Nesse caos infernal, Washington continua enviando “grupos de operações especiais” (como o que chegou em Dezembro de 2015 à base militar de Al-Watiya, no distrito de An Nuqat al Khams, junto à fronteira tunisina, comando que foi bloqueado por grupos armados e obrigado depois a sair do país), e utiliza a sua aviação para bombardear milícias que não são do seu agrado, enquanto apoia o governo de Fayez al-Sarraj, embora continue a contar com o trunfo de Haftar, velho empregado da CIA. Na prática, as diferentes milícias bloqueiam-se entre si, e o caos é tal que não existe um bando capaz de se impor aos demais. Os EUA tentam estabilizar a situação através do governo de Fayez al-Sarraj, embora não desdenhassem apoiar um governo de Haftar se este conseguisse impor-se na maior parte do país: querem contar com um governo cliente que assegure os seus interesses, e o Departamento de Estado é capaz de tornar apresentável qualquer governo de bandidos.
Os EUA e seus aliados europeus (Reino Unido, França) responsáveis pela tragédia do país, estão interessados em questões diferentes: Bruxelas tenta conter a chegada de emigrantes vindos da Líbia, que algumas fontes calculam em 150.000 anuais, assunto que preocupa especialmente a Alemanha; Washington pretende controlar o Daesh (com quem contemporiza na Síria onde, de fato, é visto como um aliado na guerra para derrubar o governo de Damasco), desativar as centenas de milícias, e recuperar a produção de petróleo. Por seu lado, o enviado especial da ONU para a Líbia, Martin Kobler, tenta, sem sucesso, mediar no meio do caos.
Entretanto, as televisões e a grande imprensa internacional há tempo que deixaram de mostrar interesse pela Líbia, seguindo um guião utilizado com êxito muitas vezes.

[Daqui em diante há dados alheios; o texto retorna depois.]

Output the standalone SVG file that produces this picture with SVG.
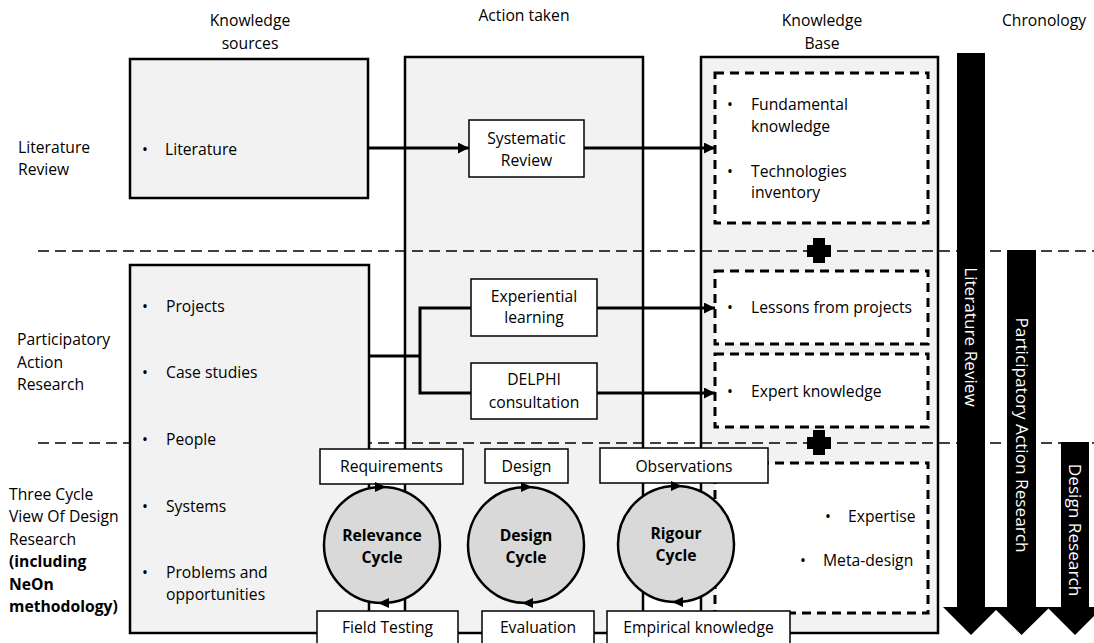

A Líbia, convertida num estado arrasado, com presença do Daesh (que acaba de perder Sirte), onde todos os grupos e milícias cometem crimes de guerra ante a indiferença ocidental, é hoje um país pelo qual nenhuma potência da Otan assume responsabilidade, embora uma terça parte da população necessite de ajuda alimentar urgente, embora os líbios tenham que comer ratos e beber águas pestilentas, embora se vejam obrigados a contemplar constantes assassínios e decapitações, embora ali a vida não valha nada, e os governos dessas potências sejam conscientes de que os líbios foram condenados a viver num inferno.